** START **
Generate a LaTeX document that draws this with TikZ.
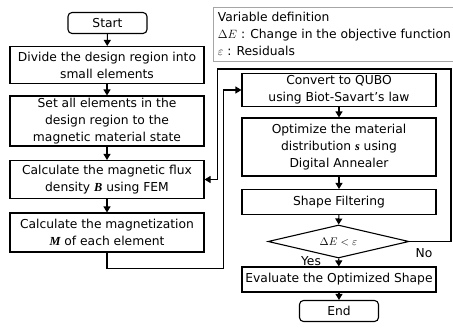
\documentclass[tikz,border=0pt]{standalone}
\usepackage{fontspec}
\setmainfont{DejaVu Sans}
\newfontfamily\varfont{Liberation Serif}
\newcommand{\vecsym}[1]{{\varfont\bfseries\itshape #1}}
\usetikzlibrary{arrows.meta,shapes.geometric}

\begin{document}
\begin{tikzpicture}[x=1pt,y=-1pt,line width=1.1pt,
  every node/.style={font=\fontsize{12.3}{17}\selectfont},
  procbox/.style={draw, align=center, minimum width=194pt, inner sep=1pt},
  termbox/.style={draw, rounded corners=4pt, minimum width=79pt, minimum height=21pt, inner sep=0pt},
  decidebox/.style={draw, diamond, aspect=4, minimum width=141pt, minimum height=33pt, inner sep=0pt},
  flow/.style={-{Triangle[length=6pt,width=7pt]}}]
\useasboundingbox (0,0) rectangle (453,330);
% legend of the symbols
\node[draw=gray!70, line width=0.8pt, align=left, anchor=north west, minimum width=243pt, minimum height=54pt, inner sep=3pt] (vardef) at (212.5,7) {Variable definition\\$\Delta E$ : Change in the objective function\\$\varepsilon$ : Residuals};
% left column
\node[termbox] (start) at (107.5,23) {Start};
\node[procbox, minimum height=37pt] (divide) at (107,65) {Divide the design region into\\small elements};
\node[procbox, minimum height=50pt] (setall) at (107,121) {Set all elements in the\\design region to the\\magnetic material state};
\node[procbox, minimum height=38pt] (flux) at (107,179.5) {Calculate the magnetic flux\\density \vecsym{B} using FEM};
\node[procbox, minimum height=39pt] (mag) at (107,232.5) {Calculate the magnetization\\\vecsym{M} of each element};
% right column
\node[procbox, minimum height=33pt] (convert) at (339,90) {Convert to QUBO\\using Biot-Savart's law};
\node[procbox, minimum height=58pt] (optim) at (339,147) {Optimize the material\\distribution \vecsym{s} using\\Digital Annealer};
\node[procbox, minimum height=25pt] (filter) at (339,202) {Shape Filtering};
\node[decidebox] (check) at (338.5,241.5) {\fontsize{11}{13}\selectfont$\Delta E<\varepsilon$};
\node[procbox, minimum height=25pt] (evaluate) at (339,279.5) {Evaluate the Optimized Shape};
\node[termbox] (finish) at (339,311) {End};
\node (yes) at (311,261) {Yes};
\node (no) at (424,253) {No};
\coordinate (back) at (451,69);
% connectors
\draw[flow] (start) -- (divide);
\draw[flow] (divide) -- (setall);
\draw[flow] (setall) -- (flux);
\draw[flow] (flux) -- (mag);
\draw[flow] (mag.south) -- ++(0,16) -| ([xshift=-18pt]convert.west) -- (convert.west);
\draw[flow] (convert) -- (optim);
\draw[flow] (optim) -- (filter);
\draw[flow] (filter) -- (check);
\draw[flow] (check) -- (evaluate);
\draw[flow] (evaluate) -- (finish);
\draw[flow] (check.east) -| (back) -| ([xshift=13pt]flux.east) -- (flux.east);
\end{tikzpicture}
\end{document}
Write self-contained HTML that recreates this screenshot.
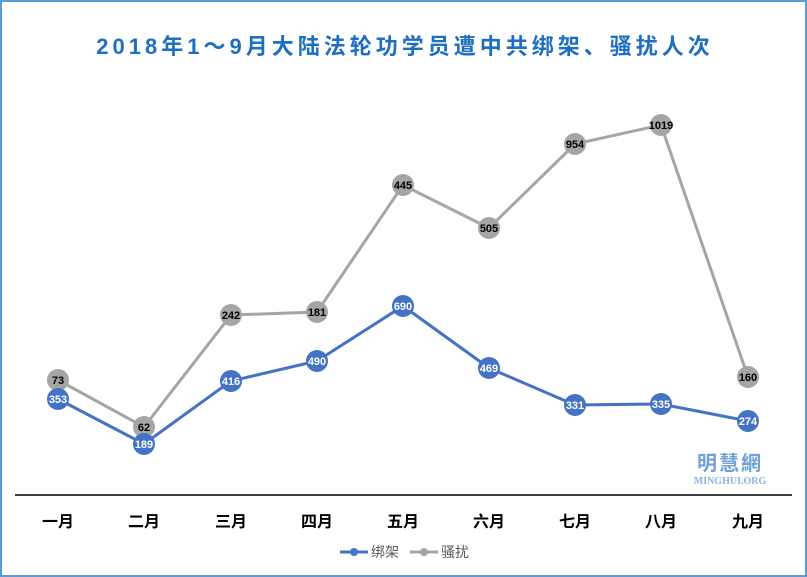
<!DOCTYPE html><html><head><meta charset="utf-8"><style>body{margin:0;background:#fff}svg{display:block}</style></head><body>
<svg width="807" height="577" xmlns="http://www.w3.org/2000/svg" font-family="Liberation Sans, Noto Sans CJK SC, sans-serif">
<rect x="1" y="1" width="805" height="575" fill="#fff" stroke="#5b9bd5" stroke-width="2"/>
<text x="405" y="54" text-anchor="middle" font-size="22" font-weight="bold" fill="#1f6fc0" letter-spacing="4">2018年1～9月大陆法轮功学员遭中共绑架、骚扰人次</text>
<line x1="15" y1="495" x2="792" y2="495" stroke="#404040" stroke-width="2"/>
<g font-size="16" font-weight="bold" fill="#000" text-anchor="middle">
<text x="58" y="527">一月</text><text x="144" y="527">二月</text><text x="231" y="527">三月</text><text x="317" y="527">四月</text><text x="403" y="527">五月</text><text x="489" y="527">六月</text><text x="575" y="527">七月</text><text x="661" y="527">八月</text><text x="748" y="527">九月</text></g>
<polyline fill="none" stroke="#a5a5a5" stroke-width="3" points="58,380 144,427 231,315 317,312 403,185 489,228 575,144 661,125 748,377"/>
<polyline fill="none" stroke="#4472c4" stroke-width="3" points="58,399 144,444 231,381 317,361 403,306 489,368 575,405 661,404 748,421"/>
<g fill="#a5a5a5"><circle cx="58" cy="380" r="11"/><circle cx="144" cy="427" r="11"/><circle cx="231" cy="315" r="11"/><circle cx="317" cy="312" r="11"/><circle cx="403" cy="185" r="11"/><circle cx="489" cy="228" r="11"/><circle cx="575" cy="144" r="11"/><circle cx="661" cy="125" r="11"/><circle cx="748" cy="377" r="11"/></g>
<g font-size="11" font-weight="bold" fill="#000" text-anchor="middle">
<text x="58" y="384">73</text><text x="144" y="431">62</text><text x="231" y="319">242</text><text x="317" y="316">181</text><text x="403" y="189">445</text><text x="489" y="232">505</text><text x="575" y="148">954</text><text x="661" y="129">1019</text><text x="748" y="381">160</text></g>
<g fill="#4472c4"><circle cx="58" cy="399" r="11"/><circle cx="144" cy="444" r="11"/><circle cx="231" cy="381" r="11"/><circle cx="317" cy="361" r="11"/><circle cx="403" cy="306" r="11"/><circle cx="489" cy="368" r="11"/><circle cx="575" cy="405" r="11"/><circle cx="661" cy="404" r="11"/><circle cx="748" cy="421" r="11"/></g>
<g font-size="11" font-weight="bold" fill="#fff" text-anchor="middle">
<text x="58" y="403">353</text><text x="144" y="448">189</text><text x="231" y="385">416</text><text x="317" y="365">490</text><text x="403" y="310">690</text><text x="489" y="372">469</text><text x="575" y="409">331</text><text x="661" y="408">335</text><text x="748" y="425">274</text></g>
<text x="730" y="470" text-anchor="middle" font-size="20" font-weight="bold" fill="#6fa0d8" letter-spacing="2">明慧網</text>
<text x="730" y="484" text-anchor="middle" font-size="10" font-family="Liberation Serif, serif" font-weight="bold" fill="#8ab4e0">MINGHUI.ORG</text>
<line x1="340" y1="552" x2="368" y2="552" stroke="#4472c4" stroke-width="3"/><circle cx="354" cy="552" r="4" fill="#4472c4"/>
<text x="371" y="557" font-size="14" fill="#595959">绑架</text>
<line x1="410" y1="552" x2="438" y2="552" stroke="#a5a5a5" stroke-width="3"/><circle cx="424" cy="552" r="4" fill="#a5a5a5"/>
<text x="441" y="557" font-size="14" fill="#595959">骚扰</text>
</svg></body></html>
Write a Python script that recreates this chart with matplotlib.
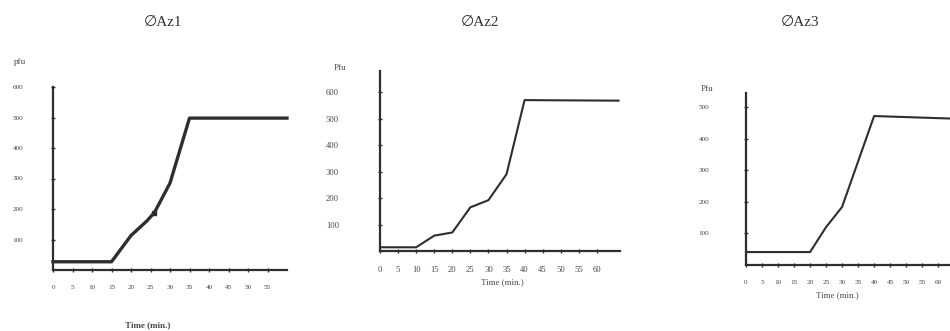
** END **
▸ What the task requires: Quote every record above exactly, omitting any pictures they contain.

▸ Response to this task:
Generate a LaTeX document that draws this with TikZ.
\documentclass[tikz,border=0pt]{standalone}
\usepackage{fontspec}
\setmainfont{DejaVu Sans}
\newfontfamily\varfont{Liberation Serif}
\newcommand{\vecsym}[1]{{\varfont\bfseries\itshape #1}}
\usetikzlibrary{arrows.meta,shapes.geometric}

\begin{document}
\begin{tikzpicture}[x=1pt,y=-1pt,line width=1.1pt,
  every node/.style={font=\fontsize{12.3}{17}\selectfont},
  procbox/.style={draw, align=center, minimum width=194pt, inner sep=1pt},
  termbox/.style={draw, rounded corners=4pt, minimum width=79pt, minimum height=21pt, inner sep=0pt},
  decidebox/.style={draw, diamond, aspect=4, minimum width=141pt, minimum height=33pt, inner sep=0pt},
  flow/.style={-{Triangle[length=6pt,width=7pt]}}]
\useasboundingbox (0,0) rectangle (453,330);
% legend of the symbols
\node[draw=gray!70, line width=0.8pt, align=left, anchor=north west, minimum width=243pt, minimum height=54pt, inner sep=3pt] (vardef) at (212.5,7) {Variable definition\\$\Delta E$ : Change in the objective function\\$\varepsilon$ : Residuals};
% left column
\node[termbox] (start) at (107.5,23) {Start};
\node[procbox, minimum height=37pt] (divide) at (107,65) {Divide the design region into\\small elements};
\node[procbox, minimum height=50pt] (setall) at (107,121) {Set all elements in the\\design region to the\\magnetic material state};
\node[procbox, minimum height=38pt] (flux) at (107,179.5) {Calculate the magnetic flux\\density \vecsym{B} using FEM};
\node[procbox, minimum height=39pt] (mag) at (107,232.5) {Calculate the magnetization\\\vecsym{M} of each element};
% right column
\node[procbox, minimum height=33pt] (convert) at (339,90) {Convert to QUBO\\using Biot-Savart's law};
\node[procbox, minimum height=58pt] (optim) at (339,147) {Optimize the material\\distribution \vecsym{s} using\\Digital Annealer};
\node[procbox, minimum height=25pt] (filter) at (339,202) {Shape Filtering};
\node[decidebox] (check) at (338.5,241.5) {\fontsize{11}{13}\selectfont$\Delta E<\varepsilon$};
\node[procbox, minimum height=25pt] (evaluate) at (339,279.5) {Evaluate the Optimized Shape};
\node[termbox] (finish) at (339,311) {End};
\node (yes) at (311,261) {Yes};
\node (no) at (424,253) {No};
\coordinate (back) at (451,69);
% connectors
\draw[flow] (start) -- (divide);
\draw[flow] (divide) -- (setall);
\draw[flow] (setall) -- (flux);
\draw[flow] (flux) -- (mag);
\draw[flow] (mag.south) -- ++(0,16) -| ([xshift=-18pt]convert.west) -- (convert.west);
\draw[flow] (convert) -- (optim);
\draw[flow] (optim) -- (filter);
\draw[flow] (filter) -- (check);
\draw[flow] (check) -- (evaluate);
\draw[flow] (evaluate) -- (finish);
\draw[flow] (check.east) -| (back) -| ([xshift=13pt]flux.east) -- (flux.east);
\end{tikzpicture}
\end{document}
Write self-contained HTML that recreates this screenshot.
<!DOCTYPE html><html><head><meta charset="utf-8"><style>body{margin:0;background:#fff}svg{display:block}</style></head><body>
<svg width="807" height="577" xmlns="http://www.w3.org/2000/svg" font-family="Liberation Sans, Noto Sans CJK SC, sans-serif">
<rect x="1" y="1" width="805" height="575" fill="#fff" stroke="#5b9bd5" stroke-width="2"/>
<text x="405" y="54" text-anchor="middle" font-size="22" font-weight="bold" fill="#1f6fc0" letter-spacing="4">2018年1～9月大陆法轮功学员遭中共绑架、骚扰人次</text>
<line x1="15" y1="495" x2="792" y2="495" stroke="#404040" stroke-width="2"/>
<g font-size="16" font-weight="bold" fill="#000" text-anchor="middle">
<text x="58" y="527">一月</text><text x="144" y="527">二月</text><text x="231" y="527">三月</text><text x="317" y="527">四月</text><text x="403" y="527">五月</text><text x="489" y="527">六月</text><text x="575" y="527">七月</text><text x="661" y="527">八月</text><text x="748" y="527">九月</text></g>
<polyline fill="none" stroke="#a5a5a5" stroke-width="3" points="58,380 144,427 231,315 317,312 403,185 489,228 575,144 661,125 748,377"/>
<polyline fill="none" stroke="#4472c4" stroke-width="3" points="58,399 144,444 231,381 317,361 403,306 489,368 575,405 661,404 748,421"/>
<g fill="#a5a5a5"><circle cx="58" cy="380" r="11"/><circle cx="144" cy="427" r="11"/><circle cx="231" cy="315" r="11"/><circle cx="317" cy="312" r="11"/><circle cx="403" cy="185" r="11"/><circle cx="489" cy="228" r="11"/><circle cx="575" cy="144" r="11"/><circle cx="661" cy="125" r="11"/><circle cx="748" cy="377" r="11"/></g>
<g font-size="11" font-weight="bold" fill="#000" text-anchor="middle">
<text x="58" y="384">73</text><text x="144" y="431">62</text><text x="231" y="319">242</text><text x="317" y="316">181</text><text x="403" y="189">445</text><text x="489" y="232">505</text><text x="575" y="148">954</text><text x="661" y="129">1019</text><text x="748" y="381">160</text></g>
<g fill="#4472c4"><circle cx="58" cy="399" r="11"/><circle cx="144" cy="444" r="11"/><circle cx="231" cy="381" r="11"/><circle cx="317" cy="361" r="11"/><circle cx="403" cy="306" r="11"/><circle cx="489" cy="368" r="11"/><circle cx="575" cy="405" r="11"/><circle cx="661" cy="404" r="11"/><circle cx="748" cy="421" r="11"/></g>
<g font-size="11" font-weight="bold" fill="#fff" text-anchor="middle">
<text x="58" y="403">353</text><text x="144" y="448">189</text><text x="231" y="385">416</text><text x="317" y="365">490</text><text x="403" y="310">690</text><text x="489" y="372">469</text><text x="575" y="409">331</text><text x="661" y="408">335</text><text x="748" y="425">274</text></g>
<text x="730" y="470" text-anchor="middle" font-size="20" font-weight="bold" fill="#6fa0d8" letter-spacing="2">明慧網</text>
<text x="730" y="484" text-anchor="middle" font-size="10" font-family="Liberation Serif, serif" font-weight="bold" fill="#8ab4e0">MINGHUI.ORG</text>
<line x1="340" y1="552" x2="368" y2="552" stroke="#4472c4" stroke-width="3"/><circle cx="354" cy="552" r="4" fill="#4472c4"/>
<text x="371" y="557" font-size="14" fill="#595959">绑架</text>
<line x1="410" y1="552" x2="438" y2="552" stroke="#a5a5a5" stroke-width="3"/><circle cx="424" cy="552" r="4" fill="#a5a5a5"/>
<text x="441" y="557" font-size="14" fill="#595959">骚扰</text>
</svg></body></html>
Write a Python script that recreates this chart with matplotlib.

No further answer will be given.